Reading Online Novel

The Best American Sports Writing 2014(2)



I wasn’t quite sure what to make of his tattoos, and stared at them a few moments longer before I noticed his grandfather, hunched over on the blue cloth couch across the room, waving at me. He began to say something before picking up a glass marijuana pipe. He lit it up and took one long toke before turning back toward me and groaning some barely audible greeting.

After a lifetime of chronic back pain, he’s usually stuck in a wheelchair and has spent most of the last few years under a haze of smoke and reruns of Judge Judy. At night, he simply curls up on the couch while TJ’s older cousin sleeps on the love seat.

The house itself is crumbling. The bathroom is decaying and full of mold, and the kitchen floor seems to be rotting completely on one side. The only well-cared-for items in the entire place are two large cannabis plants on a circular plastic kitchen table, surrounded by bleach bottles, glowing under fierce HID lighting.

TJ has lived here almost six years, after homesickness brought him back from Mississippi. Born in Sacramento, starting in eighth grade when his father moved him to Reno, he had a nomadic childhood. He was there for a year before his dad abandoned him and his sister for another family—he hasn’t spoken to him since. His mother remarried and took TJ to Oxford, Mississippi, during his high school years. He tried to adapt, but struggled in school, cutting classes to shoot hoops or just roam the streets with his new friends. He dropped out before graduation to help his family pay the bills. Eventually, one day when he’d had enough of the South, he walked to the bus station and headed back to Sacramento.

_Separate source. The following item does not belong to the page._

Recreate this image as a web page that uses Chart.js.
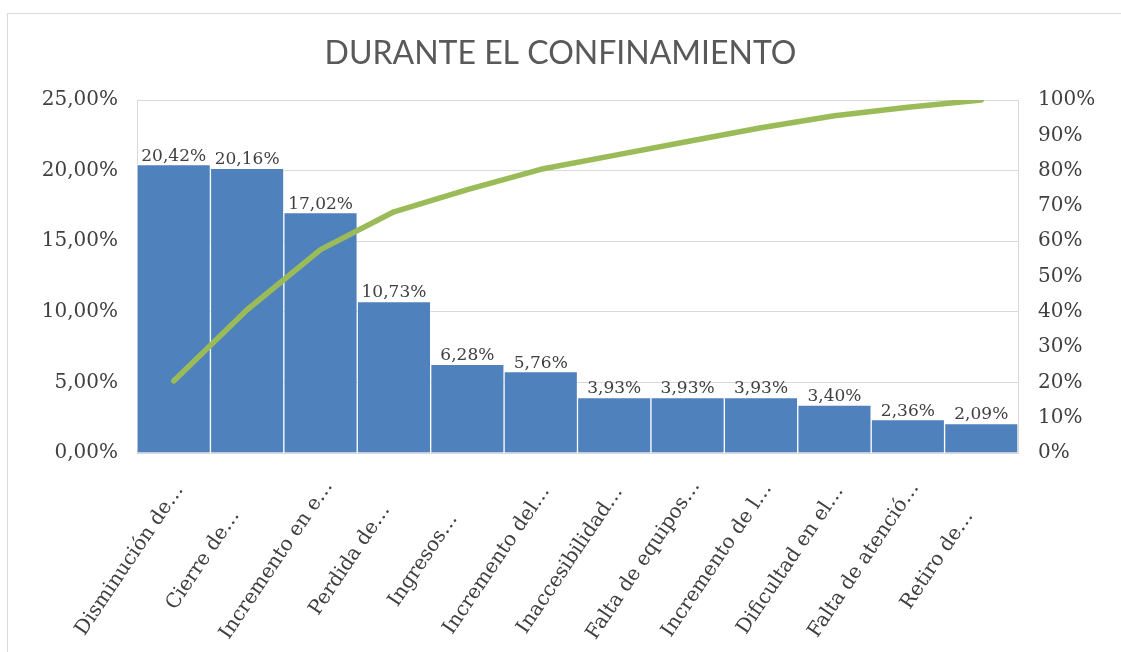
<!DOCTYPE html>
<html>
<head>
<meta charset="utf-8">
<script src="https://cdn.jsdelivr.net/npm/chart.js@4/dist/chart.umd.min.js"></script>
<style>
  body { margin: 0; background: #fff; }
  #wrap { position: relative; width: 1121px; height: 652px; }
  #frame { position: absolute; left: 7px; top: 13px; right: 0; bottom: 0; border-left: 1px solid #d9d9d9; border-top: 1px solid #d9d9d9; pointer-events: none; }
  canvas { position: absolute; left: 0; top: 0; }
</style>
</head>
<body>
<div id="wrap">
  <canvas id="graph" width="1121" height="652"></canvas>
  <div id="frame"></div>
</div>
<script>
const categories = [
  'Disminución de…', 'Cierre de…', 'Incremento en e…', 'Perdida de…',
  'Ingresos…', 'Incremento del…', 'Inaccesibilidad…', 'Falta de equipos…',
  'Incremento de l…', 'Dificultad en el…', 'Falta de atenció…', 'Retiro de…'
];
const shares = [20.42, 20.16, 17.02, 10.73, 6.28, 5.76, 3.93, 3.93, 3.93, 3.40, 2.36, 2.09];
const cumulative = [20.42, 40.58, 57.60, 68.33, 74.61, 80.37, 84.30, 88.23, 92.16, 95.56, 97.92, 100];
const leftTicks = [0, 5, 10, 15, 20, 25];
const rightTicks = [0, 10, 20, 30, 40, 50, 60, 70, 80, 90, 100];

const serif = 'DejaVu Serif';
const textColor = '#404040';

const fmt = v => v.toFixed(2).replace('.', ',') + '%';

// value labels on top of each bar
const barLabels = {
  id: 'barLabels',
  afterDatasetsDraw(chart) {
    const ctx = chart.ctx;
    const meta = chart.getDatasetMeta(0);
    ctx.save();
    ctx.font = '17px "' + serif + '"';
    ctx.fillStyle = textColor;
    ctx.textAlign = 'center';
    ctx.textBaseline = 'bottom';
    meta.data.forEach((bar, i) => {
      ctx.fillText(fmt(shares[i]), bar.x, bar.y);
    });
    ctx.restore();
  }
};

// slanted category names, each one centred on its own point below the bar
const slantedLabels = {
  id: 'slantedLabels',
  afterDraw(chart) {
    const ctx = chart.ctx;
    const xs = chart.scales.x;
    const midY = xs.bottom - 92;
    ctx.save();
    ctx.font = '20px "' + serif + '"';
    ctx.fillStyle = textColor;
    ctx.textAlign = 'center';
    ctx.textBaseline = 'middle';
    categories.forEach((name, i) => {
      ctx.save();
      ctx.translate(xs.getPixelForTick(i) - 44, midY);
      ctx.rotate(-56 * Math.PI / 180);
      ctx.fillText(name, 0, 0);
      ctx.restore();
    });
    ctx.restore();
  }
};

const graphCanvas = document.getElementById('graph');
const chart = new Chart(graphCanvas, {
  data: {
    labels: categories,
    datasets: [
      {
        type: 'bar',
        data: shares,
        backgroundColor: '#4f81bd',
        borderColor: 'rgba(255,255,255,0.35)',
        borderWidth: 1,
        borderSkipped: 'bottom',
        barPercentage: 1,
        categoryPercentage: 1,
        yAxisID: 'y',
        order: 2
      },
      {
        type: 'line',
        data: cumulative,
        borderColor: '#9bbb59',
        borderWidth: 5.5,
        borderCapStyle: 'round',
        borderJoinStyle: 'round',
        pointRadius: 0,
        tension: 0,
        yAxisID: 'y1',
        order: 1
      }
    ]
  },
  options: {
    responsive: false,
    animation: false,
    events: [],
    layout: { padding: 0 },
    plugins: {
      legend: { display: false },
      tooltip: { enabled: false },
      title: {
        display: true,
        text: 'DURANTE EL CONFINAMIENTO',
        color: '#595959',
        font: { family: 'Lato', size: 32, weight: 'normal' },
        padding: { top: 34, bottom: 27.6 }
      }
    },
    scales: {
      x: {
        grid: { display: false },
        border: { display: false },
        ticks: { display: false },
        afterFit(scale) { scale.height = 199; }
      },
      y: {
        position: 'left',
        min: 0,
        max: 25,
        afterBuildTicks(scale) { scale.ticks = leftTicks.map(v => ({ value: v })); },
        grid: { color: '#d9d9d9', lineWidth: 1, drawTicks: false },
        border: { display: true, color: '#d9d9d9' },
        ticks: {
          color: textColor,
          font: { family: serif, size: 20 },
          padding: 19,
          callback: v => fmt(v)
        },
        afterFit(scale) { scale.width = 137; }
      },
      y1: {
        position: 'right',
        min: 0,
        max: 100,
        afterBuildTicks(scale) { scale.ticks = rightTicks.map(v => ({ value: v })); },
        grid: { display: false, drawTicks: false },
        border: { display: true, color: '#d9d9d9' },
        ticks: {
          color: textColor,
          font: { family: serif, size: 20 },
          padding: 20,
          callback: v => v + '%'
        },
        afterFit(scale) { scale.width = 103; }
      }
    }
  },
  plugins: [barLabels, slantedLabels]
});
</script>
</body>
</html>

When he came home, after searching for months, he found the only job he could get in Sacramento’s harsh, collapsed economy—cleaning bathrooms, part-time, at the local Greyhound station. In three years, he’s never had a promotion or a pay raise.

Standing in TJ’s kitchen, the inescapable smell of weed and beer drifts in from the yard. I walk through the back door and see 20 to 30 smaller marijuana plants lined up in neat rows, empty beer cans strewn across the concrete patio. The family pit bull lies in the sun, tongue out, and takes in the sweet smell of freshly grown weed.

TJ, who seems to be weary, ushers me back inside. We pass his uncle’s bedroom. He’s counting piles of green Ziploc bags, and shoving them into a box.

I walk behind TJ into his room, then freeze and look around. His bed is immaculately made, his sneakers lined up perfectly. A clothes iron is placed on the floor. There is the tidiness of a well-groomed man, but also innocence, the naïveté of a 14-year-old boy who still views the world in terms of heroes and candy money.

As he talks to me, he fiddles with his white headphones and moves them off his ears. I can hear the faint sounds of Mobb Deep’s “The Infamous” eke into the air.

On his desk sits a large plastic jar filled to the brim with nickels, dimes, quarters, and pennies. Mostly pennies. It’s money he’s saving for food in New York. Next to the jar are spray cans and black markers for tags he’s working on—“Brooklyn” and “Uptown Finest.”

In the confines of his room, it’s as if he’s trying to live out his own fantasy of what he imagines an early-’90s childhood to be during the golden age of hip-hop on the streets of New York. A time that must seem romantic and authentic, in a way that his life now seems difficult and mundane.

On his desk, stacked neatly in two piles, seem to be every DVD or VHS tape ever produced about street basketball. Above the Rim, Heaven Is a Playground, a documentary about streetballer Earl “The Goat” Manigault.

These are the tapes he grew up with. “I was like, in the second grade watching a show with my dad and this commercial come on about streetball,” he says. “I can’t remember what it was, but the footage was fuckin’ crazy. I was hypnotized, I couldn’t get enough. Ever since that, that’s all I want to do.”

The rest of his room is a homage to his idols: quotes and pictures of Jay-Z over his window, an awkward life-size cutout of Michael Jordan leaned against the wall, a framed photograph he took with streetball legend Joe Hammond the first time he went to Rucker. “Joe didn’t have to go to class, he was a legend,” he says. “The entire Lakers flew to Rucker to see him play.” He holds the picture in his hands, then puts it down and stares at it in admiration.

And above his bed, glaring down on him each night, is a mini-shrine to the fiery Boston Celtics playmaker Rajon Rondo. It’s almost an unhealthy love. His entire bedroom is sprinkled with odes to Rondo—a jersey, his pictures, a warm-up shirt, and all types of assorted Boston Celtics paraphernalia.